Directions for this task:
Repeat the data word for word. Do not include the pictures.

════════

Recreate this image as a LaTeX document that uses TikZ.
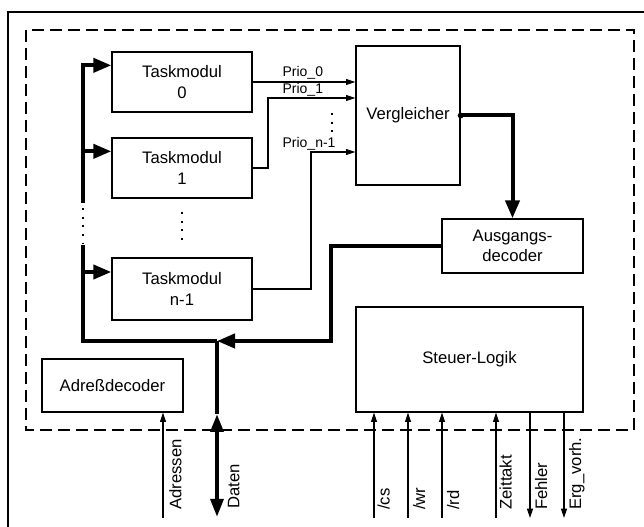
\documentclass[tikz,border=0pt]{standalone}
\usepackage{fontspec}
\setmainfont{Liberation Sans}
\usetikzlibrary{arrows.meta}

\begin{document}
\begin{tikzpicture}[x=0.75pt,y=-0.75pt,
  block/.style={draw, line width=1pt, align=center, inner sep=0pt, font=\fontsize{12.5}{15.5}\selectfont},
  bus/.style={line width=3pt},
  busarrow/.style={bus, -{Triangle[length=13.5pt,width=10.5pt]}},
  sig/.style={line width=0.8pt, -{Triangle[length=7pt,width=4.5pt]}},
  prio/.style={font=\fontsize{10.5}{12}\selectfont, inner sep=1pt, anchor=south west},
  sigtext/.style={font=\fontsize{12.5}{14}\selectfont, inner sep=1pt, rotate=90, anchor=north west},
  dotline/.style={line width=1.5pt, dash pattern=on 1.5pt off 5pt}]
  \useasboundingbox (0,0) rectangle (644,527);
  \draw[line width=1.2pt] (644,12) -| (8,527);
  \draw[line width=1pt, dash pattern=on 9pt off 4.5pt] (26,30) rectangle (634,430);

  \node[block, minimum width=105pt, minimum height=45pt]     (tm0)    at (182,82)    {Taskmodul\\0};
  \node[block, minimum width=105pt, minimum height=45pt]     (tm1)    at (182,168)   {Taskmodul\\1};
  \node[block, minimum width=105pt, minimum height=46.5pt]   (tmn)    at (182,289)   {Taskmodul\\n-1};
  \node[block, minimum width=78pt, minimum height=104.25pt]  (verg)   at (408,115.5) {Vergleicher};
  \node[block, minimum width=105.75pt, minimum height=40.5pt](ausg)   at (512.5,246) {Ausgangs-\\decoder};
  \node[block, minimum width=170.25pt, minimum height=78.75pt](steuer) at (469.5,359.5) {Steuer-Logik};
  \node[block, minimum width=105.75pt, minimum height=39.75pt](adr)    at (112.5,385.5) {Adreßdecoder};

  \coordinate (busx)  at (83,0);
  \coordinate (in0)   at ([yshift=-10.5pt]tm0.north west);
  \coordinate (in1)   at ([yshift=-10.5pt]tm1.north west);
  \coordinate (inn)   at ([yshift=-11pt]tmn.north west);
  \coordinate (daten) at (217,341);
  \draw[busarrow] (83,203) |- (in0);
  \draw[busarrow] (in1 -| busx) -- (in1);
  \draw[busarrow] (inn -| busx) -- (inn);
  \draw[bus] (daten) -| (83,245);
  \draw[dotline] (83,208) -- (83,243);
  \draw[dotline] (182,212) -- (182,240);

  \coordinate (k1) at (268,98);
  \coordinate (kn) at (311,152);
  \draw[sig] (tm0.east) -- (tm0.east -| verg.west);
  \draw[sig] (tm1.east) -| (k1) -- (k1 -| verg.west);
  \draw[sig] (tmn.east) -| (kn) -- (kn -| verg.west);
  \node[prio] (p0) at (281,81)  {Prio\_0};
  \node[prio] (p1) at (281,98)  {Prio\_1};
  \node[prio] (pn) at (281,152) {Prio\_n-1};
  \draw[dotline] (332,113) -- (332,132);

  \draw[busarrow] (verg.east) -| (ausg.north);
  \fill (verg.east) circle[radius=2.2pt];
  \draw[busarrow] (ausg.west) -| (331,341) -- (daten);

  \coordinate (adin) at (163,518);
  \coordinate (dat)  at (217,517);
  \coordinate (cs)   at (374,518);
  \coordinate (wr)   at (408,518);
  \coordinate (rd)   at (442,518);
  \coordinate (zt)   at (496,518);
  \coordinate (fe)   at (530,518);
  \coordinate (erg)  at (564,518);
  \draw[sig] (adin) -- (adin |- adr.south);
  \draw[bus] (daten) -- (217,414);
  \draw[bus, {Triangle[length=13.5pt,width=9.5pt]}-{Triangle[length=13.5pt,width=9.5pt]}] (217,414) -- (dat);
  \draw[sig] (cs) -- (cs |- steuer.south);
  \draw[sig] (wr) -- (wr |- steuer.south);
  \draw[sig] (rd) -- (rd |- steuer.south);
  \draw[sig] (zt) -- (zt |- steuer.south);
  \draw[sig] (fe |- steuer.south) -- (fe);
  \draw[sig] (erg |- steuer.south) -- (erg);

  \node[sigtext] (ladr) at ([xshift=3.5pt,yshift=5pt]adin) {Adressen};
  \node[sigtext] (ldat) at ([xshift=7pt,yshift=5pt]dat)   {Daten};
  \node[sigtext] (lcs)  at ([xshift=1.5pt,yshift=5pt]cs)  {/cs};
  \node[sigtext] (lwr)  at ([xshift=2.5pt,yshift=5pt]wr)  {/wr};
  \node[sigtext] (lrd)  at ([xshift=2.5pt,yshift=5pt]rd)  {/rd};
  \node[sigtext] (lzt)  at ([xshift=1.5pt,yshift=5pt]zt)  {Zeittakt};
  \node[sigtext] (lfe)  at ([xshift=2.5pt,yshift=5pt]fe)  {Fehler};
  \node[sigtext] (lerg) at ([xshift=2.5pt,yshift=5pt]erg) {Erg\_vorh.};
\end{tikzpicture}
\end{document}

════════

Written answer:
Recreate this image as a LaTeX document that uses TikZ.
\documentclass[tikz,border=0pt]{standalone}
\usepackage{fontspec}
\setmainfont{Liberation Sans}
\usetikzlibrary{arrows.meta}

\begin{document}
\begin{tikzpicture}[x=0.75pt,y=-0.75pt,
  block/.style={draw, line width=1pt, align=center, inner sep=0pt, font=\fontsize{12.5}{15.5}\selectfont},
  bus/.style={line width=3pt},
  busarrow/.style={bus, -{Triangle[length=13.5pt,width=10.5pt]}},
  sig/.style={line width=0.8pt, -{Triangle[length=7pt,width=4.5pt]}},
  prio/.style={font=\fontsize{10.5}{12}\selectfont, inner sep=1pt, anchor=south west},
  sigtext/.style={font=\fontsize{12.5}{14}\selectfont, inner sep=1pt, rotate=90, anchor=north west},
  dotline/.style={line width=1.5pt, dash pattern=on 1.5pt off 5pt}]
  \useasboundingbox (0,0) rectangle (644,527);
  \draw[line width=1.2pt] (644,12) -| (8,527);
  \draw[line width=1pt, dash pattern=on 9pt off 4.5pt] (26,30) rectangle (634,430);

  \node[block, minimum width=105pt, minimum height=45pt]     (tm0)    at (182,82)    {Taskmodul\\0};
  \node[block, minimum width=105pt, minimum height=45pt]     (tm1)    at (182,168)   {Taskmodul\\1};
  \node[block, minimum width=105pt, minimum height=46.5pt]   (tmn)    at (182,289)   {Taskmodul\\n-1};
  \node[block, minimum width=78pt, minimum height=104.25pt]  (verg)   at (408,115.5) {Vergleicher};
  \node[block, minimum width=105.75pt, minimum height=40.5pt](ausg)   at (512.5,246) {Ausgangs-\\decoder};
  \node[block, minimum width=170.25pt, minimum height=78.75pt](steuer) at (469.5,359.5) {Steuer-Logik};
  \node[block, minimum width=105.75pt, minimum height=39.75pt](adr)    at (112.5,385.5) {Adreßdecoder};

  \coordinate (busx)  at (83,0);
  \coordinate (in0)   at ([yshift=-10.5pt]tm0.north west);
  \coordinate (in1)   at ([yshift=-10.5pt]tm1.north west);
  \coordinate (inn)   at ([yshift=-11pt]tmn.north west);
  \coordinate (daten) at (217,341);
  \draw[busarrow] (83,203) |- (in0);
  \draw[busarrow] (in1 -| busx) -- (in1);
  \draw[busarrow] (inn -| busx) -- (inn);
  \draw[bus] (daten) -| (83,245);
  \draw[dotline] (83,208) -- (83,243);
  \draw[dotline] (182,212) -- (182,240);

  \coordinate (k1) at (268,98);
  \coordinate (kn) at (311,152);
  \draw[sig] (tm0.east) -- (tm0.east -| verg.west);
  \draw[sig] (tm1.east) -| (k1) -- (k1 -| verg.west);
  \draw[sig] (tmn.east) -| (kn) -- (kn -| verg.west);
  \node[prio] (p0) at (281,81)  {Prio\_0};
  \node[prio] (p1) at (281,98)  {Prio\_1};
  \node[prio] (pn) at (281,152) {Prio\_n-1};
  \draw[dotline] (332,113) -- (332,132);

  \draw[busarrow] (verg.east) -| (ausg.north);
  \fill (verg.east) circle[radius=2.2pt];
  \draw[busarrow] (ausg.west) -| (331,341) -- (daten);

  \coordinate (adin) at (163,518);
  \coordinate (dat)  at (217,517);
  \coordinate (cs)   at (374,518);
  \coordinate (wr)   at (408,518);
  \coordinate (rd)   at (442,518);
  \coordinate (zt)   at (496,518);
  \coordinate (fe)   at (530,518);
  \coordinate (erg)  at (564,518);
  \draw[sig] (adin) -- (adin |- adr.south);
  \draw[bus] (daten) -- (217,414);
  \draw[bus, {Triangle[length=13.5pt,width=9.5pt]}-{Triangle[length=13.5pt,width=9.5pt]}] (217,414) -- (dat);
  \draw[sig] (cs) -- (cs |- steuer.south);
  \draw[sig] (wr) -- (wr |- steuer.south);
  \draw[sig] (rd) -- (rd |- steuer.south);
  \draw[sig] (zt) -- (zt |- steuer.south);
  \draw[sig] (fe |- steuer.south) -- (fe);
  \draw[sig] (erg |- steuer.south) -- (erg);

  \node[sigtext] (ladr) at ([xshift=3.5pt,yshift=5pt]adin) {Adressen};
  \node[sigtext] (ldat) at ([xshift=7pt,yshift=5pt]dat)   {Daten};
  \node[sigtext] (lcs)  at ([xshift=1.5pt,yshift=5pt]cs)  {/cs};
  \node[sigtext] (lwr)  at ([xshift=2.5pt,yshift=5pt]wr)  {/wr};
  \node[sigtext] (lrd)  at ([xshift=2.5pt,yshift=5pt]rd)  {/rd};
  \node[sigtext] (lzt)  at ([xshift=1.5pt,yshift=5pt]zt)  {Zeittakt};
  \node[sigtext] (lfe)  at ([xshift=2.5pt,yshift=5pt]fe)  {Fehler};
  \node[sigtext] (lerg) at ([xshift=2.5pt,yshift=5pt]erg) {Erg\_vorh.};
\end{tikzpicture}
\end{document}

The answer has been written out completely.